Copy the material that follows word for word and omit its pictures.

- **Information supplied**:
|---|
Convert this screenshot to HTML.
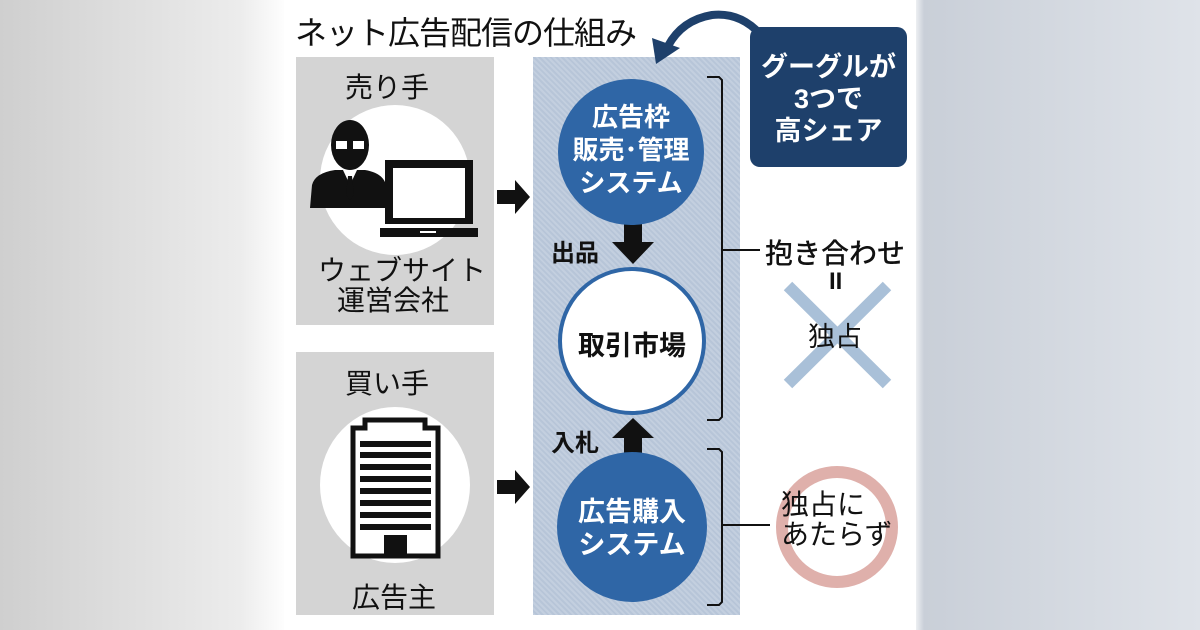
<!DOCTYPE html>
<html><head><meta charset="utf-8"><style>
body{margin:0;width:1200px;height:630px;overflow:hidden;position:relative;font-family:"Liberation Sans","Noto Sans CJK JP",sans-serif;background:linear-gradient(90deg,#cfcfcf 0%,#ececec 20%,#fff 24%,#fff 76%,#c9cfd8 77%,#dfe3e9 100%);}
.t{position:absolute;white-space:nowrap;color:#111;}
.b{font-weight:bold}
</style></head><body>
<div style="position:absolute;left:284px;top:0;width:632px;height:630px;background:#fff"></div>
<div class="t" style="left:295px;top:8px;font-size:32px;letter-spacing:-1px">ネット広告配信の仕組み</div>
<div style="position:absolute;left:296px;top:57px;width:198px;height:268px;background:#d4d4d4"></div>
<div style="position:absolute;left:296px;top:352px;width:198px;height:263px;background:#d4d4d4"></div>
<div style="position:absolute;left:533px;top:57px;width:207px;height:558px;background:repeating-linear-gradient(45deg,#c3cfdf 0 2px,#b7c5d8 2px 4px)"></div>
<svg width="1200" height="630" style="position:absolute;left:0;top:0">
<ellipse cx="395" cy="180" rx="75" ry="75" fill="#fff"/>
<ellipse cx="395" cy="485" rx="75" ry="78" fill="#fff"/>
<!-- person -->
<ellipse cx="350" cy="145" rx="19" ry="25" fill="#111"/>
<rect x="335" y="140" width="13" height="10" fill="#fff" stroke="#111" stroke-width="2"/>
<rect x="352" y="140" width="13" height="10" fill="#fff" stroke="#111" stroke-width="2"/>
<path d="M310 208 L312 185 Q315 173 335 170 L365 170 Q383 173 386 185 L386 208 Z" fill="#111"/>
<path d="M343 170 L350 185 L357 170 Z" fill="#fff"/>
<path d="M348 176 L352 176 L354 195 L350 200 L346 195 Z" fill="#111"/>
<!-- laptop -->
<rect x="385" y="160" width="88" height="64" fill="#111"/>
<rect x="393" y="168" width="72" height="50" fill="#fff"/>
<rect x="380" y="228" width="98" height="9" fill="#111"/>
<rect x="420" y="231" width="16" height="2" fill="#fff"/>
<!-- building -->
<path d="M353 443 L353 428 L365 428 L365 420 L425 420 L425 428 L438 428 L438 556 L353 556 Z" fill="#fff" stroke="#111" stroke-width="5"/>
<g fill="#111"><rect x="360" y="441" width="71" height="6"/><rect x="360" y="452" width="71" height="6"/><rect x="360" y="464" width="71" height="6"/><rect x="360" y="476" width="71" height="6"/><rect x="360" y="488" width="71" height="6"/><rect x="360" y="500" width="71" height="6"/><rect x="360" y="512" width="71" height="6"/><rect x="360" y="524" width="71" height="6"/></g>
<rect x="384" y="535" width="23" height="21" fill="#111"/>
<!-- arrows -->
<path d="M497 190 L515 190 L515 180 L530 197 L515 214 L515 204 L497 204 Z" fill="#111"/>
<path d="M497 480 L515 480 L515 470 L530 487 L515 504 L515 494 L497 494 Z" fill="#111"/>
<path d="M624 224 L642 224 L642 242 L654 242 L633 264 L612 242 L624 242 Z" fill="#111"/>
<path d="M624 454 L642 454 L642 438 L654 438 L633 418 L612 438 L624 438 Z" fill="#111"/>
<!-- circles -->
<circle cx="631" cy="152" r="73" fill="#2f66a6"/>
<circle cx="632" cy="341" r="72" fill="#fff" stroke="#2f66a6" stroke-width="4"/>
<circle cx="632" cy="527" r="75" fill="#2f66a6"/>
<!-- brackets -->
<path d="M707 77 L719 77 L722 80 L722 417 L719 420 L707 420" fill="none" stroke="#111" stroke-width="2"/>
<path d="M707 449 L719 449 L722 452 L722 602 L719 605 L707 605" fill="none" stroke="#111" stroke-width="2"/>
<line x1="722" y1="250" x2="760" y2="250" stroke="#111" stroke-width="2"/>
<line x1="722" y1="525" x2="770" y2="525" stroke="#111" stroke-width="2"/>
<!-- X -->
<line x1="788" y1="286" x2="887" y2="384" stroke="#a9c0d8" stroke-width="12"/>
<line x1="887" y1="286" x2="788" y2="384" stroke="#a9c0d8" stroke-width="12"/>
<circle cx="837" cy="527" r="55" fill="none" stroke="#dfb0ab" stroke-width="12"/>
<!-- navy box -->
<rect x="750" y="27" width="157" height="140" rx="10" fill="#1e406b"/>
<path d="M760 34 Q740 12 712 15 Q682 20 668 46" fill="none" stroke="#1e406b" stroke-width="8"/>
<path d="M652 38 L680 48 L656 64 Z" fill="#1e406b"/>
</svg>
<div class="t" style="left:345px;top:66px;font-size:28px">売り手</div>
<div class="t" style="left:318px;top:255px;font-size:28px;line-height:32px">ウェブサイト</div>
<div class="t" style="left:337px;top:285px;font-size:28px;line-height:32px">運営会社</div>
<div class="t" style="left:345px;top:362px;font-size:28px">買い手</div>
<div class="t" style="left:352px;top:576px;font-size:28px">広告主</div>
<div class="t b" style="left:566px;top:101px;width:130px;text-align:center;font-size:26px;color:#fff;line-height:33px">広告枠<br>販売･管理<br>システム</div>
<div class="t b" style="left:567px;top:324px;width:130px;text-align:center;font-size:27px">取引市場</div>
<div class="t b" style="left:567px;top:496px;width:130px;text-align:center;font-size:27px;color:#fff;line-height:33px">広告購入<br>システム</div>
<div class="t b" style="left:551px;top:233px;font-size:24px">出品</div>
<div class="t b" style="left:551px;top:423px;font-size:24px">入札</div>
<div class="t" style="left:765px;top:232px;font-size:28px;font-weight:500">抱き合わせ</div>
<div class="t b" style="left:829px;top:268px;font-size:24px">II</div>
<div class="t" style="left:808px;top:315px;font-size:27px">独占</div>
<div class="t" style="left:781px;top:490px;font-size:28px;line-height:30px">独占に<br>あたらず</div>
<div class="t b" style="left:750px;top:51px;width:157px;text-align:center;font-size:27px;color:#fff;line-height:32px">グーグルが<br>3つで<br>高シェア</div>
</body></html>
|---|
- **Final result**:
Convert this screenshot to HTML.
<!DOCTYPE html>
<html><head><meta charset="utf-8"><style>
body{margin:0;width:1200px;height:630px;overflow:hidden;position:relative;font-family:"Liberation Sans","Noto Sans CJK JP",sans-serif;background:linear-gradient(90deg,#cfcfcf 0%,#ececec 20%,#fff 24%,#fff 76%,#c9cfd8 77%,#dfe3e9 100%);}
.t{position:absolute;white-space:nowrap;color:#111;}
.b{font-weight:bold}
</style></head><body>
<div style="position:absolute;left:284px;top:0;width:632px;height:630px;background:#fff"></div>
<div class="t" style="left:295px;top:8px;font-size:32px;letter-spacing:-1px">ネット広告配信の仕組み</div>
<div style="position:absolute;left:296px;top:57px;width:198px;height:268px;background:#d4d4d4"></div>
<div style="position:absolute;left:296px;top:352px;width:198px;height:263px;background:#d4d4d4"></div>
<div style="position:absolute;left:533px;top:57px;width:207px;height:558px;background:repeating-linear-gradient(45deg,#c3cfdf 0 2px,#b7c5d8 2px 4px)"></div>
<svg width="1200" height="630" style="position:absolute;left:0;top:0">
<ellipse cx="395" cy="180" rx="75" ry="75" fill="#fff"/>
<ellipse cx="395" cy="485" rx="75" ry="78" fill="#fff"/>
<!-- person -->
<ellipse cx="350" cy="145" rx="19" ry="25" fill="#111"/>
<rect x="335" y="140" width="13" height="10" fill="#fff" stroke="#111" stroke-width="2"/>
<rect x="352" y="140" width="13" height="10" fill="#fff" stroke="#111" stroke-width="2"/>
<path d="M310 208 L312 185 Q315 173 335 170 L365 170 Q383 173 386 185 L386 208 Z" fill="#111"/>
<path d="M343 170 L350 185 L357 170 Z" fill="#fff"/>
<path d="M348 176 L352 176 L354 195 L350 200 L346 195 Z" fill="#111"/>
<!-- laptop -->
<rect x="385" y="160" width="88" height="64" fill="#111"/>
<rect x="393" y="168" width="72" height="50" fill="#fff"/>
<rect x="380" y="228" width="98" height="9" fill="#111"/>
<rect x="420" y="231" width="16" height="2" fill="#fff"/>
<!-- building -->
<path d="M353 443 L353 428 L365 428 L365 420 L425 420 L425 428 L438 428 L438 556 L353 556 Z" fill="#fff" stroke="#111" stroke-width="5"/>
<g fill="#111"><rect x="360" y="441" width="71" height="6"/><rect x="360" y="452" width="71" height="6"/><rect x="360" y="464" width="71" height="6"/><rect x="360" y="476" width="71" height="6"/><rect x="360" y="488" width="71" height="6"/><rect x="360" y="500" width="71" height="6"/><rect x="360" y="512" width="71" height="6"/><rect x="360" y="524" width="71" height="6"/></g>
<rect x="384" y="535" width="23" height="21" fill="#111"/>
<!-- arrows -->
<path d="M497 190 L515 190 L515 180 L530 197 L515 214 L515 204 L497 204 Z" fill="#111"/>
<path d="M497 480 L515 480 L515 470 L530 487 L515 504 L515 494 L497 494 Z" fill="#111"/>
<path d="M624 224 L642 224 L642 242 L654 242 L633 264 L612 242 L624 242 Z" fill="#111"/>
<path d="M624 454 L642 454 L642 438 L654 438 L633 418 L612 438 L624 438 Z" fill="#111"/>
<!-- circles -->
<circle cx="631" cy="152" r="73" fill="#2f66a6"/>
<circle cx="632" cy="341" r="72" fill="#fff" stroke="#2f66a6" stroke-width="4"/>
<circle cx="632" cy="527" r="75" fill="#2f66a6"/>
<!-- brackets -->
<path d="M707 77 L719 77 L722 80 L722 417 L719 420 L707 420" fill="none" stroke="#111" stroke-width="2"/>
<path d="M707 449 L719 449 L722 452 L722 602 L719 605 L707 605" fill="none" stroke="#111" stroke-width="2"/>
<line x1="722" y1="250" x2="760" y2="250" stroke="#111" stroke-width="2"/>
<line x1="722" y1="525" x2="770" y2="525" stroke="#111" stroke-width="2"/>
<!-- X -->
<line x1="788" y1="286" x2="887" y2="384" stroke="#a9c0d8" stroke-width="12"/>
<line x1="887" y1="286" x2="788" y2="384" stroke="#a9c0d8" stroke-width="12"/>
<circle cx="837" cy="527" r="55" fill="none" stroke="#dfb0ab" stroke-width="12"/>
<!-- navy box -->
<rect x="750" y="27" width="157" height="140" rx="10" fill="#1e406b"/>
<path d="M760 34 Q740 12 712 15 Q682 20 668 46" fill="none" stroke="#1e406b" stroke-width="8"/>
<path d="M652 38 L680 48 L656 64 Z" fill="#1e406b"/>
</svg>
<div class="t" style="left:345px;top:66px;font-size:28px">売り手</div>
<div class="t" style="left:318px;top:255px;font-size:28px;line-height:32px">ウェブサイト</div>
<div class="t" style="left:337px;top:285px;font-size:28px;line-height:32px">運営会社</div>
<div class="t" style="left:345px;top:362px;font-size:28px">買い手</div>
<div class="t" style="left:352px;top:576px;font-size:28px">広告主</div>
<div class="t b" style="left:566px;top:101px;width:130px;text-align:center;font-size:26px;color:#fff;line-height:33px">広告枠<br>販売･管理<br>システム</div>
<div class="t b" style="left:567px;top:324px;width:130px;text-align:center;font-size:27px">取引市場</div>
<div class="t b" style="left:567px;top:496px;width:130px;text-align:center;font-size:27px;color:#fff;line-height:33px">広告購入<br>システム</div>
<div class="t b" style="left:551px;top:233px;font-size:24px">出品</div>
<div class="t b" style="left:551px;top:423px;font-size:24px">入札</div>
<div class="t" style="left:765px;top:232px;font-size:28px;font-weight:500">抱き合わせ</div>
<div class="t b" style="left:829px;top:268px;font-size:24px">II</div>
<div class="t" style="left:808px;top:315px;font-size:27px">独占</div>
<div class="t" style="left:781px;top:490px;font-size:28px;line-height:30px">独占に<br>あたらず</div>
<div class="t b" style="left:750px;top:51px;width:157px;text-align:center;font-size:27px;color:#fff;line-height:32px">グーグルが<br>3つで<br>高シェア</div>
</body></html>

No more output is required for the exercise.